By Chris | October 4, 2008 |

Guest Blogger Alert!

I know. At what point do you become less of a guest, and more of a resident? When Brendan comes to visit, do I make him get his own beer out of the fridge or do I still do the “Good Host” thing and serve it to him?

Well folks - he’s getting well acquainted with the fridge at this point.  What do you think?

by Brendan Houghton

We are social creatures. Look at how a Native village was built. All of the lodges or tepees are built with the entrances facing each other. The Anasazi, who built large houses out of limestone on large cliffs in the Four Corners Region in the United States built terraces and public spaces outside of their homes, so that people could commune and know each other. They did this not just in the spirit of togetherness, but for safety reasons. This was transferred up through history in all of the places we lived. The apartments had balconies, and if they didn’t, people would congregate below on the street where markets were set up. Friendships and family ties were cemented. We felt safe because how can you steal from someone you know, someone you talk to every day? Neighbourhoods were an oasis from the unknown city, and we policed each other and kept a watchful eye over each other’s children and loved ones.

When it came to our houses we built them with one centralised focal point. We built them with front porches that lead to the sidewalk. Picture grand old Victorian homes with their luxurious wrap-around porches and antebellum mansions with their porches and verandas that stretched the entire length of the house. This is where we were once social, where we once sat to escape the heat and boredom of the inside. However, with the advent of television, air conditioning, and then a fear of our neighbours, the front porch became a relic of home design akin to the dumb waiter and coal shute.
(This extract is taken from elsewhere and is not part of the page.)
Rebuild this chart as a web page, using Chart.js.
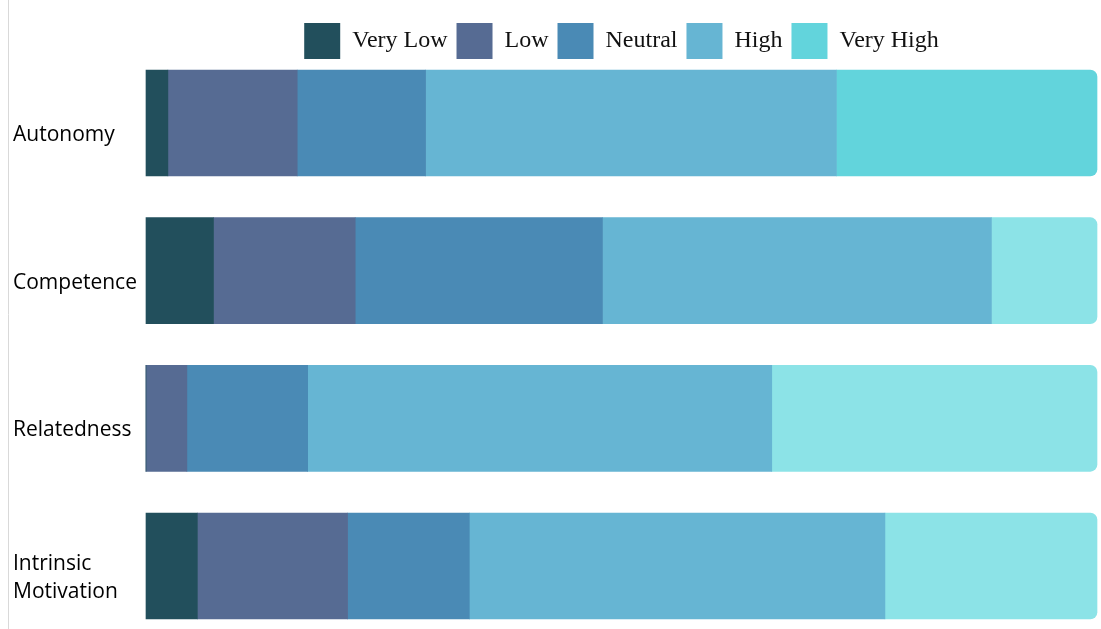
<!DOCTYPE html>
<html>
<head>
<meta charset="utf-8">
<script src="https://cdn.jsdelivr.net/npm/chart.js"></script>
<style>
    html, body { margin: 0; padding: 0; background: #ffffff; }
    #wrap { width: 1101px; height: 629px; position: relative; }
</style>
</head>
<body>
<div id="wrap"><canvas id="motivationChart"></canvas></div>
<script>
// Categories and series (percent of respondents)
const categories = ["Autonomy", "Competence", "Relatedness", ["Intrinsic", "Motivation"]];
const seriesNames = ["Very Low", "Low", "Neutral", "High", "Very High"];

const veryLow  = [2.3, 7.1, 0.0, 5.4];
const low      = [13.6, 14.9, 4.3, 15.8];
const neutral  = [13.5, 26.0, 12.7, 12.8];
const high     = [43.2, 40.9, 48.8, 43.7];
const veryHigh = [27.4, 11.1, 34.2, 22.3];

const seriesColors = ["#224f5c", "#566b93", "#4a8ab5", "#66b5d3", "#62d4dc"];
// Very High bars after the first one are drawn in a lighter tint
const veryHighColors = ["#62d4dc", "#8ce3e7", "#8ce3e7", "#8ce3e7"];

// Thin grey rule along the left edge
const leftRule = {
    id: "leftRule",
    beforeDraw(chart) {
        const ctx = chart.ctx;
        ctx.save();
        ctx.strokeStyle = "#d9d9d9";
        ctx.lineWidth = 1;
        ctx.beginPath();
        ctx.moveTo(8.5, 0);
        ctx.lineTo(8.5, chart.height);
        ctx.stroke();
        ctx.restore();
    }
};

// Extra space under the legend
const legendGap = {
    id: "legendGap",
    beforeInit(chart) {
        const origFit = chart.legend.fit;
        chart.legend.fit = function () {
            origFit.bind(chart.legend)();
            this.height += 54;
        };
    }
};

const values = [veryLow, low, neutral, high, veryHigh];
const datasets = seriesNames.map((name, i) => ({
    label: name,
    data: values[i],
    backgroundColor: i === 4
        ? (ctx) => veryHighColors[ctx.dataIndex ?? 0]
        : seriesColors[i],
    borderWidth: 0,
    borderRadius: 7,
    borderSkipped: "start",
    barThickness: 106,
    clip: false
}));

new Chart(document.getElementById("motivationChart").getContext("2d"), {
    type: "bar",
    data: { labels: categories, datasets: datasets },
    plugins: [leftRule, legendGap],
    options: {
        indexAxis: "y",
        responsive: true,
        maintainAspectRatio: false,
        animation: false,
        layout: { padding: { top: 14, left: 13, right: 4, bottom: 63 } },
        plugins: {
            legend: {
                position: "top",
                fullSize: false,
                labels: {
                    boxWidth: 36,
                    boxHeight: 36,
                    padding: 9,
                    color: "#111111",
                    font: { family: "'Liberation Serif', 'DejaVu Serif', serif", size: 24 }
                }
            },
            tooltip: { enabled: false }
        },
        scales: {
            x: {
                stacked: true,
                min: 0,
                max: 100,
                display: false
            },
            y: {
                stacked: true,
                offset: false,
                grid: { display: false },
                border: { display: false },
                afterFit(scale) { scale.width = 133; },
                ticks: {
                    crossAlign: "far",
                    labelOffset: 12,
                    color: "#000000",
                    font: { family: "'Open Sans', sans-serif", size: 21, lineHeight: 1.35 }
                }
            }
        }
    }
});
</script>
</body>
</html>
From the front porch we could watch our children play, outside, riding their bikes ceaselessly up and down the sidewalks and playing an endless game of tag. We could catch up with the other neighbours and truly become a part of our neighbourhood. We could watch the seasons change and listen to the cicadas in the old trees above us. We could quench our ancient instinct to talk with people around us. Now we live in a world where privacy is the very definition of safety. We have become a society obsessed with being private and predictable. If they can’t see you, they can’t hurt you. You can see it everywhere, from the way our houses are uniformly built, to the way there are no old growth trees in the newer suburbs, because a limb could snap off a tree in a thunderstorm and crush your Lincoln Navigator, or worse yet, take out your garage with your Ford F 350.

You can see it in the way our streets bend and curve, so that no one can speed down them like a maniac, as people uncontrollably and automatically do when confronted with a nice straight street, I suppose. It’s as if being unique makes you a target. As long as you are the same as everyone else, you will be ignored, and that is what suburbanites want. They just want to be left alone. Being alone is the very thing that makes us vulnerable.

Of course the classless activity of walking is out of the question for the noble suburbanite, so they “forgot” to build a sidewalk. As a direct result of this, those brave souls who do walk around their own neighbourhoods risk serious injury. You could lay there for hours and no one would find you. Not a soul heard the screeching tires or the unmistakable thud of human flesh on the pavement because they were all transfixed in their windowless dens watching Lost. Besides, there really aren’t any windows that face the street because the garage takes up the space once occupied by windows, a door, a porch and a path to a sidewalk. Even cavemen would gather at the entrance to their caves and grunt at each other, and show each other how well versed in gazelle painting they were. Now we have retreated in our wood panelled caves like hermits, and this is totally acceptable. I mean, have you SEEN Heroes on a 52” lcd?

It is such a telling sign of the times the way we build our dwellings. The porch has now been replaced by its once maligned cousin, the deck in the backyard. Through a sliding glass threshold we can put our barbecues on it and watch over are cement ponds from this lofty, pine vantage point. We can surround our backyards with privacy fences that are so high Shaquille O’Neal would need a stepping stool to peer over. We imprison ourselves in a make believe world of sanctuary and peace, we name the streets with the prefix “crescent” or “lane” to somehow bring back our Kellogg’s Corn Flake memories of the past, when people all knew each other, when the world was a better place. They simply don’t understand that the old world was a world of porches, public squares, and sidewalks. People simply spoke to each other and a lot of problems were either solved, or never even materialised, simply from the fact that most people find it utterly impossible to steal from or harm someone they know. Safety lies in communication, not privacy.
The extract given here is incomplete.